◆ SHORT TASK:
Would you copy the records below, exactly and only from their first line through the line containing "const fmt = v", without any pictures?

[Source code of charts]

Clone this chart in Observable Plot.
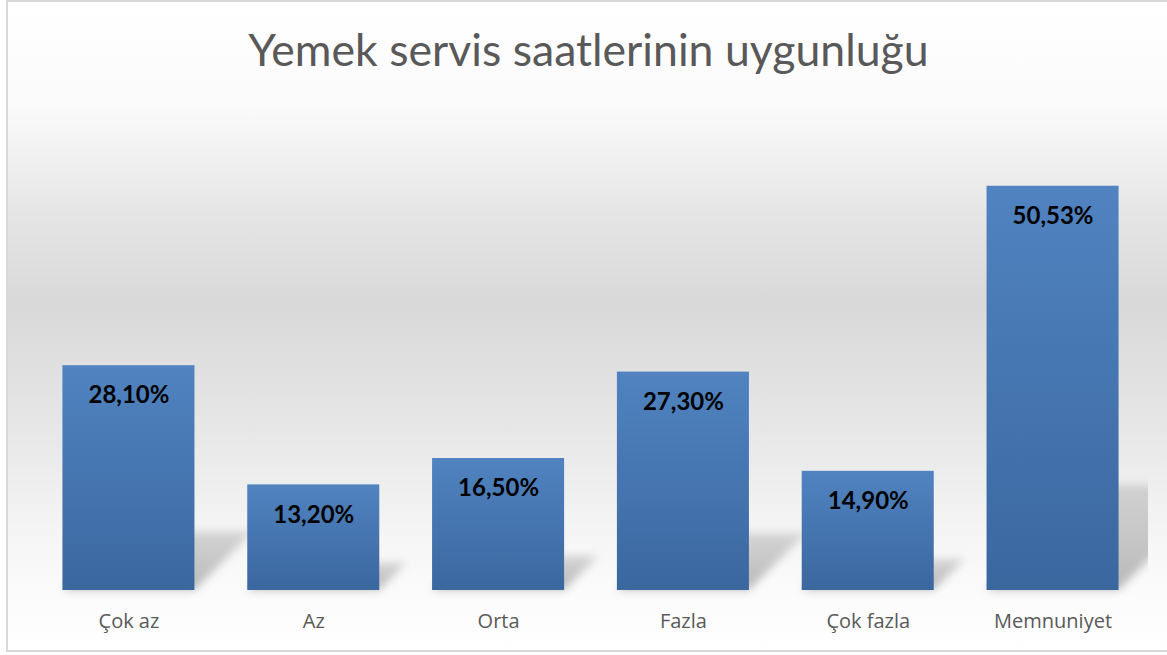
<!DOCTYPE html>
<html>
<head>
<meta charset="utf-8">
<script src="https://cdn.jsdelivr.net/npm/d3@7"></script>
<script src="https://cdn.jsdelivr.net/npm/@observablehq/plot@0.6"></script>
<style>
  html, body { margin: 0; padding: 0; background: #fff; }
  #frame {
    position: absolute; left: 6px; top: 0px; width: 1161px; height: 652px;
    box-sizing: border-box; border: 2px solid #d9d9d9; border-right: none;
    background: linear-gradient(to bottom, #ffffff 0px, #fbfbfb 100px, #e4e4e4 220px, #d9d9d9 300px, #e6e6e6 420px, #f6f6f6 540px, #fcfcfc 600px, #ffffff 652px);
  }
  #title {
    position: absolute; left: 5px; top: 22px; width: 1167px; text-align: center;
    font-family: Lato, "Open Sans", sans-serif; font-size: 44.6px; color: #595959;
  }
  #chart { position: absolute; left: 0; top: 100px; }
</style>
</head>
<body>
<div id="frame"></div>
<div id="title">Yemek servis saatlerinin uygunluğu</div>
<div id="chart"></div>
<script>
const categories = ["Çok az", "Az", "Orta", "Fazla", "Çok fazla", "Memnuniyet"];
const values = [28.10, 13.20, 16.50, 27.30, 14.90, 50.53];

const data = categories.map((c, i) => ({cat: c, value: values[i]}));
const fmt = v => v.toFixed(2).replace(".", ",") + "%";

const shadowMark = Plot.barY(data, {
  x: "cat", y: "value",
  render(index, scales, vals, dims) {
    const g = d3.create("svg:g");
    const y0 = scales.y(0);
    const bw = scales.x.bandwidth();
    g.append("clipPath").attr("id", "shadowClip")
      .append("rect").attr("x", 0).attr("y", 0).attr("width", 1148).attr("height", dims.height);
    const inner = g.append("g").attr("clip-path", "url(#shadowClip)");
    for (const i of index) {
      const xl = scales.x(data[i].cat);
      const xr = xl + bw;
      const h = y0 - scales.y(data[i].value);
      const r = 0.26 * h;
      inner.append("polygon")
        .attr("points", `${xl},${y0} ${xr},${y0} ${xr + r},${y0 - r} ${xl + r},${y0 - r}`)
        .attr("fill", "url(#shadowGrad)")
        .attr("filter", "url(#shadowBlur)");
    }
    return g.node();
  }
});

const chart = Plot.plot({
  width: 1167,
  height: 555,
  marginLeft: 36,
  marginRight: 22,
  marginTop: 50,
  marginBottom: 65,
  style: {background: "transparent", fontFamily: "Lato, 'Open Sans', sans-serif", overflow: "visible"},
  x: {domain: categories, paddingInner: 0.2857, paddingOuter: 0.143, round: false, label: null},
  y: {domain: [0, 55], axis: null},
  marks: [
    shadowMark,
    Plot.barY(data, {x: "cat", y: "value", fill: "url(#barGrad)"}),
    Plot.text(data, {x: "cat", y: "value", text: d => fmt(d.value), dy: 30,
      fontSize: 24, fontWeight: "bold", fill: "#000"}),
    Plot.axisX({tickSize: 0, tickPadding: 23, fontSize: 20, fontFamily: "'Open Sans', sans-serif", color: "#595959", label: null})
  ]
});

const defs = d3.select(chart).insert("defs", ":first-child");
const bg = defs.append("linearGradient").attr("id", "barGrad")
  .attr("x1", 0).attr("y1", 0).attr("x2", 0).attr("y2", 1);
bg.append("stop").attr("offset", "0%").attr("stop-color", "#5083c0");
bg.append("stop").attr("offset", "100%").attr("stop-color", "#3b679f");
const sg = defs.append("linearGradient").attr("id", "shadowGrad")
  .attr("x1", 0).attr("y1", 1).attr("x2", 0).attr("y2", 0);
sg.append("stop").attr("offset", "0%").attr("stop-color", "#b0b0b0").attr("stop-opacity", 0.9);
sg.append("stop").attr("offset", "100%").attr("stop-color", "#bdbdbd").attr("stop-opacity", 0.6);
const f = defs.append("filter").attr("id", "shadowBlur")
  .attr("x", "-30%").attr("y", "-30%").attr("width", "160%").attr("height", "160%");
f.append("feGaussianBlur").attr("stdDeviation", 4);

document.getElementById("chart").appendChild(chart);
</script>
</body>
</html>
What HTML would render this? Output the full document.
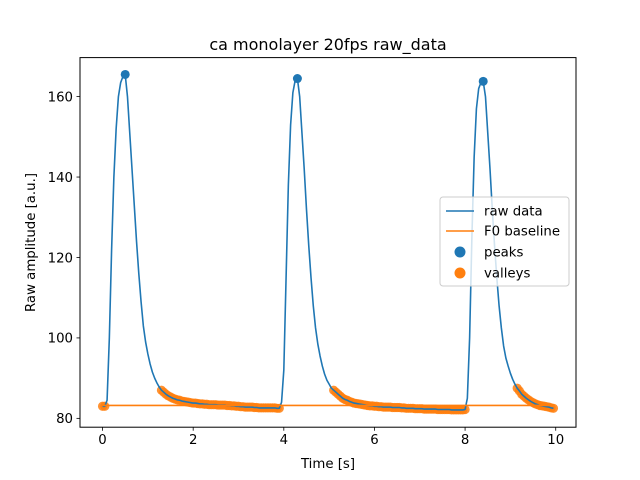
<!DOCTYPE html>
<html><head><meta charset="utf-8"><style>
html,body{margin:0;padding:0;background:#fff}
svg{display:block;font-family:"DejaVu Sans","Liberation Sans",sans-serif}
</style></head><body>
<svg id="chart" width="640" height="480" viewBox="0 0 640 480" xmlns="http://www.w3.org/2000/svg">
<rect width="640" height="480" fill="#fff"/>
<text x="328" y="50" font-size="16" text-anchor="middle">ca monolayer 20fps raw_data</text>
<g id="valleysG"></g>
<g id="plot"></g>
<g id="xaxis"></g>
<g id="yaxis"></g>
<text x="328" y="468" font-size="13.3" text-anchor="middle">Time [s]</text>
<text transform="translate(35,242.5) rotate(-90)" font-size="13.3" text-anchor="middle">Raw amplitude [a.u.]</text>
<rect x="80" y="57.6" width="496" height="369.6" fill="none" stroke="#000" stroke-width="1"/>
<g>
<rect x="440" y="197" width="129" height="89" rx="3" fill="#fff" fill-opacity="0.8" stroke="#ccc"/>
<g><line x1="446" y1="211" x2="474" y2="211" stroke="#1f77b4" stroke-width="1.5"/><text x="484" y="215.5" font-size="13.3">raw data</text></g>
<g><line x1="446" y1="231" x2="474" y2="231" stroke="#ff7f0e" stroke-width="1.5"/><text x="484" y="235.5" font-size="13.3">F0 baseline</text></g>
<g><circle cx="460" cy="252" r="5.5" fill="#1f77b4"/><text x="484" y="256.5" font-size="13.3">peaks</text></g>
<g><circle cx="460" cy="273" r="5.5" fill="#ff7f0e"/><text x="484" y="277.5" font-size="13.3">valleys</text></g>
</g>
</svg>
<script>
const xTicks=[0,2,4,6,8,10];
const yTicks=[80,100,120,140,160];
const frameInterval=0.05;
const valleySegmentStarts=[0,1.3,5.1,9.15];
const valley0Values=[83,83];
const valley1Values=[87,86.5,86,85.6,85.3,85,84.8,84.6,84.5,84.3,84.2,84.1,84,83.9,83.8,83.8,83.7,83.6,83.6,83.5,83.5,83.4,83.4,83.4,83.4,83.3,83.3,83.3,83.3,83.2,83.2,83.1,83.1,83,83,82.9,82.9,82.8,82.8,82.8,82.8,82.7,82.7,82.6,82.6,82.6,82.6,82.6,82.6,82.6,82.6,82.5,82.5];
const valley2Values=[87,86.5,86,85.5,85,84.7,84.5,84.2,84,83.8,83.7,83.6,83.5,83.4,83.3,83.2,83.1,83.1,83,83,82.9,82.9,82.8,82.8,82.8,82.8,82.7,82.7,82.7,82.7,82.6,82.6,82.5,82.5,82.5,82.5,82.4,82.4,82.4,82.4,82.3,82.3,82.3,82.3,82.3,82.3,82.2,82.2,82.2,82.2,82.2,82.2,82.1,82.1,82.1,82.1,82.1,82.1,82.2];
const valley3Values=[87.5,86.8,86,85.5,85,84.6,84.2,83.9,83.6,83.4,83.2,83.1,83,82.9,82.8,82.6,82.5];
const transientTimes=[0.1,0.15,0.2,0.25,0.3,0.35,0.4,0.45,0.5,0.55,0.6,0.65,0.7,0.75,0.8,0.85,0.9,0.95,1.0,1.05,1.1,1.15,1.2,1.25,
3.95,4.0,4.05,4.1,4.15,4.2,4.25,4.3,4.35,4.4,4.45,4.5,4.55,4.6,4.65,4.7,4.75,4.8,4.85,4.9,4.95,5.0,5.05,
8.05,8.1,8.15,8.2,8.25,8.3,8.35,8.4,8.45,8.5,8.55,8.6,8.65,8.7,8.75,8.8,8.85,8.9,8.95,9.0,9.05,9.1];
const transientValues=[84.5,100,122,140,152,160,163.5,165,165.5,160,151,142,133,124,116,109,103,99,96,93.5,91.5,90,88.8,87.8,
84,92,115,138,153,161,164,164.5,160,151,142,132,123,115,108,102.5,98.5,95.5,93,91,89.5,88.5,87.5,
85,100,125,145,157,162,163.5,163.8,160,151,142,132,123,115,108,102.5,98,95,93,91.2,89.7,88.5];
const peakTimes=[0.5,4.3,8.4];
const peakValues=[165.5,164.5,163.8];
const baselineValue=83.2;
const baselineRange=[0,9.95];

const NS="http://www.w3.org/2000/svg";
const L=80,R=576,T=57.6,B=427.2;
const xMin=-0.4975,xMax=10.4475,yMin=77.8,yMax=169.7;
const sx=v=>L+(v-xMin)/(xMax-xMin)*(R-L);
const sy=v=>B-(v-yMin)/(yMax-yMin)*(B-T);
function mk(tag,attrs,parent){const e=document.createElementNS(NS,tag);for(const k in attrs)e.setAttribute(k,attrs[k]);parent.appendChild(e);return e;}
const plot=document.getElementById('plot'),vg=document.getElementById('valleysG'),xa=document.getElementById('xaxis'),ya=document.getElementById('yaxis');
xTicks.forEach(t=>{const x=sx(t);
 const l=mk('line',{x1:x,x2:x,y1:B,y2:B+3.5,stroke:'#000','stroke-width':0.8},xa);
 
 
 const s=mk('text',{x:x,y:B+17,'font-size':13.3,'text-anchor':'middle'},xa);s.textContent=String(t);
 
 });
yTicks.forEach(t=>{const y=sy(t);
 const l=mk('line',{x1:L-3.5,x2:L,y1:y,y2:y,stroke:'#000','stroke-width':0.8},ya);
 
 
 const s=mk('text',{x:L-7,y:y+4.8,'font-size':13.3,'text-anchor':'end'},ya);s.textContent=String(t);
 
 });
const valleySegs=[valley0Values,valley1Values,valley2Values,valley3Values];
const valleys=[];
valleySegs.forEach((vals,s)=>vals.forEach((v,i)=>valleys.push([valleySegmentStarts[s]+i*frameInterval,v])));
const raw=valleys.concat(transientTimes.map((t,i)=>[t,transientValues[i]])).sort((a,b)=>a[0]-b[0]);
valleys.forEach(p=>{const c=mk('circle',{cx:sx(p[0]),cy:sy(p[1]),r:4.6,fill:'#ff7f0e','fill-opacity':0.85},vg);
 
 });
const line=mk('polyline',{points:raw.map(p=>sx(p[0])+','+sy(p[1])).join(' '),fill:'none',stroke:'#1f77b4','stroke-width':1.6,'stroke-linejoin':'round'},plot);


const bl=mk('line',{x1:sx(baselineRange[0]),x2:sx(baselineRange[1]),y1:sy(baselineValue),y2:sy(baselineValue),stroke:'#ff7f0e','stroke-width':1.6},plot);


peakTimes.forEach((t,i)=>{const c=mk('circle',{cx:sx(t),cy:sy(peakValues[i]),r:4.5,fill:'#1f77b4'},plot);
 
 });
</script>
</body></html>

◆ FINISHED EXERCISE:
Clone this chart in Observable Plot.
<!DOCTYPE html>
<html>
<head>
<meta charset="utf-8">
<script src="https://cdn.jsdelivr.net/npm/d3@7"></script>
<script src="https://cdn.jsdelivr.net/npm/@observablehq/plot@0.6"></script>
<style>
  html, body { margin: 0; padding: 0; background: #fff; }
  #frame {
    position: absolute; left: 6px; top: 0px; width: 1161px; height: 652px;
    box-sizing: border-box; border: 2px solid #d9d9d9; border-right: none;
    background: linear-gradient(to bottom, #ffffff 0px, #fbfbfb 100px, #e4e4e4 220px, #d9d9d9 300px, #e6e6e6 420px, #f6f6f6 540px, #fcfcfc 600px, #ffffff 652px);
  }
  #title {
    position: absolute; left: 5px; top: 22px; width: 1167px; text-align: center;
    font-family: Lato, "Open Sans", sans-serif; font-size: 44.6px; color: #595959;
  }
  #chart { position: absolute; left: 0; top: 100px; }
</style>
</head>
<body>
<div id="frame"></div>
<div id="title">Yemek servis saatlerinin uygunluğu</div>
<div id="chart"></div>
<script>
const categories = ["Çok az", "Az", "Orta", "Fazla", "Çok fazla", "Memnuniyet"];
const values = [28.10, 13.20, 16.50, 27.30, 14.90, 50.53];

const data = categories.map((c, i) => ({cat: c, value: values[i]}));
const fmt = v => v.toFixed(2).replace(".", ",") + "%";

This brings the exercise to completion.